[Code that draws figures]
## Begin
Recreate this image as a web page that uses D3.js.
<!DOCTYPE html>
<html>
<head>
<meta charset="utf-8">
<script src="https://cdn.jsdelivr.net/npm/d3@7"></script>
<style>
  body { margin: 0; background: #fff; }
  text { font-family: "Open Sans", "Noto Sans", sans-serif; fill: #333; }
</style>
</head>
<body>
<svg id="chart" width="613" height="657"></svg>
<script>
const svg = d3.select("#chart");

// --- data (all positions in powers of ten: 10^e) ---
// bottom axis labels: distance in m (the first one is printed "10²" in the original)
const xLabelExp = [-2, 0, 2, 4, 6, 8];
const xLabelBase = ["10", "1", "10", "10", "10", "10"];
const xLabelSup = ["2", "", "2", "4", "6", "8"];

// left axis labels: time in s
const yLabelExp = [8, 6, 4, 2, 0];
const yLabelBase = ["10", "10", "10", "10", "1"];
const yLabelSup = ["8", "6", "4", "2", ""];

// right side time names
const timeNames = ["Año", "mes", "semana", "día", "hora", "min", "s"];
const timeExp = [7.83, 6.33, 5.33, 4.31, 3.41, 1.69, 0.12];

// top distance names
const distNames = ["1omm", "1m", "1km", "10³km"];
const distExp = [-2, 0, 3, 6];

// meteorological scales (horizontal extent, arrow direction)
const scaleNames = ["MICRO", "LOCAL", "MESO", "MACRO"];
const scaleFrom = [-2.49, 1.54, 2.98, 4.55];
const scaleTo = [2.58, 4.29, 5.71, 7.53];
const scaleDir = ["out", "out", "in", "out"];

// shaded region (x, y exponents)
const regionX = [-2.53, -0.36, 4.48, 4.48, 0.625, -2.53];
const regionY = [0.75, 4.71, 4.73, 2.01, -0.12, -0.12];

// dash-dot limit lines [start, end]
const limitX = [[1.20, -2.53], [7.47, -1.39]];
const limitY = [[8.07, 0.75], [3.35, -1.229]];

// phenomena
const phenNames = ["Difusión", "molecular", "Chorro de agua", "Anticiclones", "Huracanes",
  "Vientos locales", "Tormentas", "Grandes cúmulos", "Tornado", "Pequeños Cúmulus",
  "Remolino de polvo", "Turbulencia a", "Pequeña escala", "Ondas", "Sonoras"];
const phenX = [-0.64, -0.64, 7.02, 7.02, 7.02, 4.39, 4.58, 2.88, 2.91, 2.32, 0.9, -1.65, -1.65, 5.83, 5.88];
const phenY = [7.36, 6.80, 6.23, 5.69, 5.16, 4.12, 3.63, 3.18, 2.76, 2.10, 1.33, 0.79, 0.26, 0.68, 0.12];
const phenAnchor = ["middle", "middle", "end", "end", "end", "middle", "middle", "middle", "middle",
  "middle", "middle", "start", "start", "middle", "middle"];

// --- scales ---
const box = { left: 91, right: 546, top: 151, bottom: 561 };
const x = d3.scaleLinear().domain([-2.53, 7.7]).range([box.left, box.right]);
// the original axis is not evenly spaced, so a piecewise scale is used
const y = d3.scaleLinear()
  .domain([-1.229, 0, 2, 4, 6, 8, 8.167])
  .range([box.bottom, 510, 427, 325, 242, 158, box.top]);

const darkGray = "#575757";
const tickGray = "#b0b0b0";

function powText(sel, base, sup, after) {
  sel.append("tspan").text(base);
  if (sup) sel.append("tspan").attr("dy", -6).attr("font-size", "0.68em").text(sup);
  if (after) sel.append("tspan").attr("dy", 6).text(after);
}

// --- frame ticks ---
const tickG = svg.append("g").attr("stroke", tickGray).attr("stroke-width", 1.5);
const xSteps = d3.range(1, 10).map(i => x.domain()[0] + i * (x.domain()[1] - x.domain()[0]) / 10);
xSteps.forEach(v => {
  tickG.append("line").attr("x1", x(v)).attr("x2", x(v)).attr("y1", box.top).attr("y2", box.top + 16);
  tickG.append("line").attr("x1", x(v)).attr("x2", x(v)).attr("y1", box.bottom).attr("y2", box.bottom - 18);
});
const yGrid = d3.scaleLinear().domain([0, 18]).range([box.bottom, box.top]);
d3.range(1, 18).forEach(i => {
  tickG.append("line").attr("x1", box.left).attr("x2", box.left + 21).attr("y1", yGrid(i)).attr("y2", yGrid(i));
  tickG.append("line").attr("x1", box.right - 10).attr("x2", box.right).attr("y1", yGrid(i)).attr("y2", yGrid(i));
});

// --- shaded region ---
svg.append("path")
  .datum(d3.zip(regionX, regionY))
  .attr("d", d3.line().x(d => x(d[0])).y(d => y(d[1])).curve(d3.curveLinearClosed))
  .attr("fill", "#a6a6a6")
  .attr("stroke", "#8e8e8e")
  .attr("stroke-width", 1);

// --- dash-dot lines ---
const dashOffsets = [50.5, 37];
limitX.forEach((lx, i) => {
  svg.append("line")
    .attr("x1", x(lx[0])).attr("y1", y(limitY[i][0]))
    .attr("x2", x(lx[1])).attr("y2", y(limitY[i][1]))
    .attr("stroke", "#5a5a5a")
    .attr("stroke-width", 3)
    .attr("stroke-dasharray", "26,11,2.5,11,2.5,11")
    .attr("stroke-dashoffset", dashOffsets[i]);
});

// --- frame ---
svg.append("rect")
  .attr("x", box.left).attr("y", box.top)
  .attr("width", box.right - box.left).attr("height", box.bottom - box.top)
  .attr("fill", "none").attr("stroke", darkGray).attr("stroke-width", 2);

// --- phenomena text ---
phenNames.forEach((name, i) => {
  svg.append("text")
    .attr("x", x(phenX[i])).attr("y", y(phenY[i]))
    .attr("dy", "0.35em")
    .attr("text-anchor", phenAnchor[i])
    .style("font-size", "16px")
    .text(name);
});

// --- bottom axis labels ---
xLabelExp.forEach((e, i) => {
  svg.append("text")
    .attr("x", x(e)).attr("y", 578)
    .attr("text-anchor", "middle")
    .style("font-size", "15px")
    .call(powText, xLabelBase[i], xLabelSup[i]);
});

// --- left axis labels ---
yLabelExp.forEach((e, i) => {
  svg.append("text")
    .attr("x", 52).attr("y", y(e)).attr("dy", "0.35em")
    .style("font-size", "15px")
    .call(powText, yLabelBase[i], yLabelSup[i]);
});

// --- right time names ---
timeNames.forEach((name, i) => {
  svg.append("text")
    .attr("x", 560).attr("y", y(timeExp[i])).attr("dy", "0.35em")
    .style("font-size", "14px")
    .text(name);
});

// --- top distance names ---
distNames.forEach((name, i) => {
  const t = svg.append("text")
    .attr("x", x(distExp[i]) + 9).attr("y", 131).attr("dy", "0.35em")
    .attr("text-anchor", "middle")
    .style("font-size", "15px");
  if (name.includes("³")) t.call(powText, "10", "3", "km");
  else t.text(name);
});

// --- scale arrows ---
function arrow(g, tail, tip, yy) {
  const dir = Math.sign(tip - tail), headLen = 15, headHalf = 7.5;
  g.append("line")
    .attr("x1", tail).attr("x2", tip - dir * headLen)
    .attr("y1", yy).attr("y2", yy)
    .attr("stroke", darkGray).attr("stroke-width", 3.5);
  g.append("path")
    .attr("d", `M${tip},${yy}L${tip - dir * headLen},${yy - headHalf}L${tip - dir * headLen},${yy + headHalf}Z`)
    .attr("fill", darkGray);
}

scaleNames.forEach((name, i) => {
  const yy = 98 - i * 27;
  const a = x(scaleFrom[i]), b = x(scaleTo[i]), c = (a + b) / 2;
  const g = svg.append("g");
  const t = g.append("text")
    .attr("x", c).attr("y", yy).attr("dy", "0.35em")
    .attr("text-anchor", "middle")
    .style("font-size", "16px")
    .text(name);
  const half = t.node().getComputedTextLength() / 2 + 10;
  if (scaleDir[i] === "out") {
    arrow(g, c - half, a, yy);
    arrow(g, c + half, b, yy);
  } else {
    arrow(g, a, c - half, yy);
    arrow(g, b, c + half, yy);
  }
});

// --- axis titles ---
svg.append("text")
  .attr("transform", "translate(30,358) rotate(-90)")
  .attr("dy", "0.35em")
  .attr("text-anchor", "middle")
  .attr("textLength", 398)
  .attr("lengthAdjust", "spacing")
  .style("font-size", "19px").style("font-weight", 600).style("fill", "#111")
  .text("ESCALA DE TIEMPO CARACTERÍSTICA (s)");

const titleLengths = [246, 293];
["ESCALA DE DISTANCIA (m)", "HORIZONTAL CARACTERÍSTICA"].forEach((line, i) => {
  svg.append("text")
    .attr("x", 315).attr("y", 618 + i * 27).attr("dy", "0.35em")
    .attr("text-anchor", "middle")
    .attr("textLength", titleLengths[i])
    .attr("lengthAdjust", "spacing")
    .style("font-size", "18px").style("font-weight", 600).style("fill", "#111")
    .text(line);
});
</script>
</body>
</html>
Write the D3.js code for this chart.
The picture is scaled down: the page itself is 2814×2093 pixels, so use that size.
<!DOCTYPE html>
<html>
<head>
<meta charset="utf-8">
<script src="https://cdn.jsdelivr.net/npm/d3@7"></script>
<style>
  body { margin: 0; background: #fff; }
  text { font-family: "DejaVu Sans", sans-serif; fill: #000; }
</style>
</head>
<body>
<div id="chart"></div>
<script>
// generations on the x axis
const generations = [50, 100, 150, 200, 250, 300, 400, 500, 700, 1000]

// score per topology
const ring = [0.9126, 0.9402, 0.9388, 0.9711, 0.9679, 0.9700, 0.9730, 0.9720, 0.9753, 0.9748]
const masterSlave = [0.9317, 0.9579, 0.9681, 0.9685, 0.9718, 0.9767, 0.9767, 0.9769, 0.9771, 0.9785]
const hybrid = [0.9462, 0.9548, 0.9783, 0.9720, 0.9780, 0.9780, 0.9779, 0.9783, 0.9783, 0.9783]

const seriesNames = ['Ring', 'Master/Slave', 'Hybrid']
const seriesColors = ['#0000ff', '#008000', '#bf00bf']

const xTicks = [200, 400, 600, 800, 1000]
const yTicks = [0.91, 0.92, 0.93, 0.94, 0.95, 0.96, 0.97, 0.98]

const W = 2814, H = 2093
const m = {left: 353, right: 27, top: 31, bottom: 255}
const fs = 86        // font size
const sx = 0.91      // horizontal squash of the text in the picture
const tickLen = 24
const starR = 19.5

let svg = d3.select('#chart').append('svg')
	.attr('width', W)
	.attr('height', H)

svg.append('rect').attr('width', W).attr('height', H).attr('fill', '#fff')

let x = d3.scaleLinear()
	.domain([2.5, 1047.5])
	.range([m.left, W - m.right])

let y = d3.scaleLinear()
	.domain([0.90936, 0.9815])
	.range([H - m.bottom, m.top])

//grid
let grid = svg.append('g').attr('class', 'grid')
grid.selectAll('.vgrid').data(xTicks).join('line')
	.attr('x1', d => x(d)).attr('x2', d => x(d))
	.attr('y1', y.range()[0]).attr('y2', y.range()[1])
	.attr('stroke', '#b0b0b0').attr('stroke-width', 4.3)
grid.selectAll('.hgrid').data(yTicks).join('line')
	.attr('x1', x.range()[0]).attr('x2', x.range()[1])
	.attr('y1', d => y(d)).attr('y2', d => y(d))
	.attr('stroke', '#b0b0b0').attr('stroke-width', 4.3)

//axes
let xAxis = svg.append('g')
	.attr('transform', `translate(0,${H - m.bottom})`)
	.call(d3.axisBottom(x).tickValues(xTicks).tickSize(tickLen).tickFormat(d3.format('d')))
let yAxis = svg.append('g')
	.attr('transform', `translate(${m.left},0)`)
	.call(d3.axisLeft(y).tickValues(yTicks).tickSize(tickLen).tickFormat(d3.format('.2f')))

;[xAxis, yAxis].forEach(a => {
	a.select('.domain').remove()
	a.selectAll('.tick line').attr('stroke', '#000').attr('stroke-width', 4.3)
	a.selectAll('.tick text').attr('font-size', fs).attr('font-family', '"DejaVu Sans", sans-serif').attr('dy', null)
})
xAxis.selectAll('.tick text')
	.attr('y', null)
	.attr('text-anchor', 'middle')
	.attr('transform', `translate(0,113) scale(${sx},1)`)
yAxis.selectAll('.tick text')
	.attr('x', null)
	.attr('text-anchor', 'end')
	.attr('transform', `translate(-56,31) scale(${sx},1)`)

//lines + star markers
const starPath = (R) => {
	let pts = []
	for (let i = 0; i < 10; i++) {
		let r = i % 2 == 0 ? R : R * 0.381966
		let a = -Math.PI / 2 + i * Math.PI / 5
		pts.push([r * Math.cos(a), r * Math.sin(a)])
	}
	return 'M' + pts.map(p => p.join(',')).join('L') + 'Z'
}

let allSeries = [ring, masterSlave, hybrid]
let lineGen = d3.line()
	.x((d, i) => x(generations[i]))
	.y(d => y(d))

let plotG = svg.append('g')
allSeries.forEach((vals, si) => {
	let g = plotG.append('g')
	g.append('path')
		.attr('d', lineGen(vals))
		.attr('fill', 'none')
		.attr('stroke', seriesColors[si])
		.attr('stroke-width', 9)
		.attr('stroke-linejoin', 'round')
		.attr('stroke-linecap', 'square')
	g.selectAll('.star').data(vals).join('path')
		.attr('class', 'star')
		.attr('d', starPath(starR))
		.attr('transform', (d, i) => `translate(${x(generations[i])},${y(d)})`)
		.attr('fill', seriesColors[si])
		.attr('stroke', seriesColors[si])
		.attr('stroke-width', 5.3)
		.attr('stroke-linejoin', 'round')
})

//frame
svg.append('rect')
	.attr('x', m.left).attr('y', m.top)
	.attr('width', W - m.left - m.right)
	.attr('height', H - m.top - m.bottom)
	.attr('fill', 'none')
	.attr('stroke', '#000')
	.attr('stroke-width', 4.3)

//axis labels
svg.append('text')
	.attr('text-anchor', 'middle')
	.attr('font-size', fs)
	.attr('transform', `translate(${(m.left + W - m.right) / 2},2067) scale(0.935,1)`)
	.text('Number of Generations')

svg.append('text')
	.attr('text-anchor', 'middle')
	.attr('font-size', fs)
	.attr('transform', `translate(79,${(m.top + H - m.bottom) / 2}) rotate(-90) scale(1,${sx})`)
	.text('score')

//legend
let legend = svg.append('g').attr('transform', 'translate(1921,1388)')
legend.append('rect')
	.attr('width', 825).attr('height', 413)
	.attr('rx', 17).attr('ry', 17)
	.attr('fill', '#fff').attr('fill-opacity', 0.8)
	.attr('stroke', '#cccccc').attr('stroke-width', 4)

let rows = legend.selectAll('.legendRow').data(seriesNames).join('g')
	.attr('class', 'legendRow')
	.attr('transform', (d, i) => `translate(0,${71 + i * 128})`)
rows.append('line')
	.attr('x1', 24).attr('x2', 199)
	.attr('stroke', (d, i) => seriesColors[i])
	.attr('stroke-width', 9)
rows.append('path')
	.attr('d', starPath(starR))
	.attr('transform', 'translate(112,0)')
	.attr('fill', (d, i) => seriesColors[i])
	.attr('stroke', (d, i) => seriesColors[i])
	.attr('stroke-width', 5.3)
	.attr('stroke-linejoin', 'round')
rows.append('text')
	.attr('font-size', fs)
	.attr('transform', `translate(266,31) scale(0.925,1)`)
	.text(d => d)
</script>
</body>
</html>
## End
Start with the line that contains "The picture is" and end with the line that contains "500, 700, 1000]"; give those lines again exactly, and no others.

— Full output —
The picture is scaled down: the page itself is 2814×2093 pixels, so use that size.
<!DOCTYPE html>
<html>
<head>
<meta charset="utf-8">
<script src="https://cdn.jsdelivr.net/npm/d3@7"></script>
<style>
  body { margin: 0; background: #fff; }
  text { font-family: "DejaVu Sans", sans-serif; fill: #000; }
</style>
</head>
<body>
<div id="chart"></div>
<script>
// generations on the x axis
const generations = [50, 100, 150, 200, 250, 300, 400, 500, 700, 1000]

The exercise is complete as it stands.